Erica Pike of Denver stands at the bus stop on Lincoln Street just north of 1st Avenue that she regularly uses to commute to downtown Denver on Tuesday, May 23, 2023.
Nathaniel Minor/CPR News

She also learned about an RTD program that allows citizens to "adopt" a stop and maintain it themselves. She filled out paperwork to adopt her stop and started cleaning it up herself.

But she couldn't fix things like a rusted trash can and wanted to know who could. RTD again deflected to the city, she said, and informed her that she couldn't adopt that particular stop because it was owned by Outdoor Promotions.

That company owns and maintains hundreds of shelters across the Denver metro. Records provided by the city show the company paid Denver $58,800 in permitting fees for its 147 bus shelters and kiosks from October 2022 to July 2023.

So Pike sent the company photos showing trash strewn around her stop. In reply, Pike said, she received photos after they cleaned it. But the company didn't keep up with the amount of trash at the stop, she said.

"It doesn't seem like it's enough, and the city and RTD should be demanding more," she said, adding: "I feel embarrassed for the city, really. They say that we should be taking the bus, getting out of our cars. Meanwhile, all these cars drive by every morning watching neighbors stand literally in filth waiting for the bus. How are they going to say that's something to promote?"

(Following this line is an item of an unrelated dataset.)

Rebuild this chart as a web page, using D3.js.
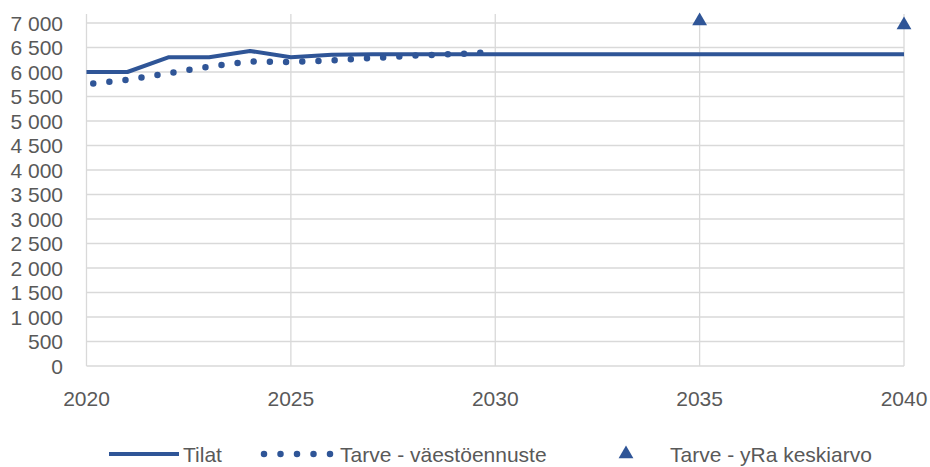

Now, despite the wants of RTD riders like Pike, they will be getting less. 

A city spokesperson and RTD's Haberman said the company had the right to remove the shelter.

"It's their asset," Haberman said.

Shelters and benches are a much-desired amenity for RTD riders -- and difficult to find. Most bus stops have nothing beyond a standard pole with the red RTD "flag," per an RTD staff presentation scheduled to be given to the agency's board on Wednesday.

That presentation calls for RTD to develop a "systemwide strategy" for assessing and improving its bus stops. But in the meantime, RTD doesn't have plans to replace the shelter at 1st and Lincoln anytime soon, RTD's Haberman said.

Regular passengers say they'll miss the shelter, which serves the very popular 0 and 0L bus lines.

"I'll have to bring my umbrella," said Donaciano Martinez, a nearby resident in his late 70s. "I have to have something to wait for the bus. Even on a day like this, when it's sunny."

Martinez noted that bus shelters have long been used by people experiencing homelessness. The city's homeless population has risen significantly in recent years; many people living on the street have said high housing costs are a key reason why.

Haberman said maintenance of bus stops is a growing issue for RTD and all of the other entities that are responsible for it.

"Crews can go out there and clean, and an hour later it may look as though it wasn't done at all," she said. "That's just an expense that is tough to justify."

Homeless individuals have been abusing the stop at 1st and Lincoln, said Bert Lee Wheeles Jr., who was standing amid his belongings in an adjacent parking lot on Tuesday afternoon.

"Some people that normally wouldn't be mean and nasty are leaving trash and trashing it, are doing drugs there now that normally wouldn't do drugs," he said. "[They think] they're not really going to get in trouble for the usage of it."

Why, he was asked, would they do that?

"I don't know," he said, before adding: "It's a way of coping."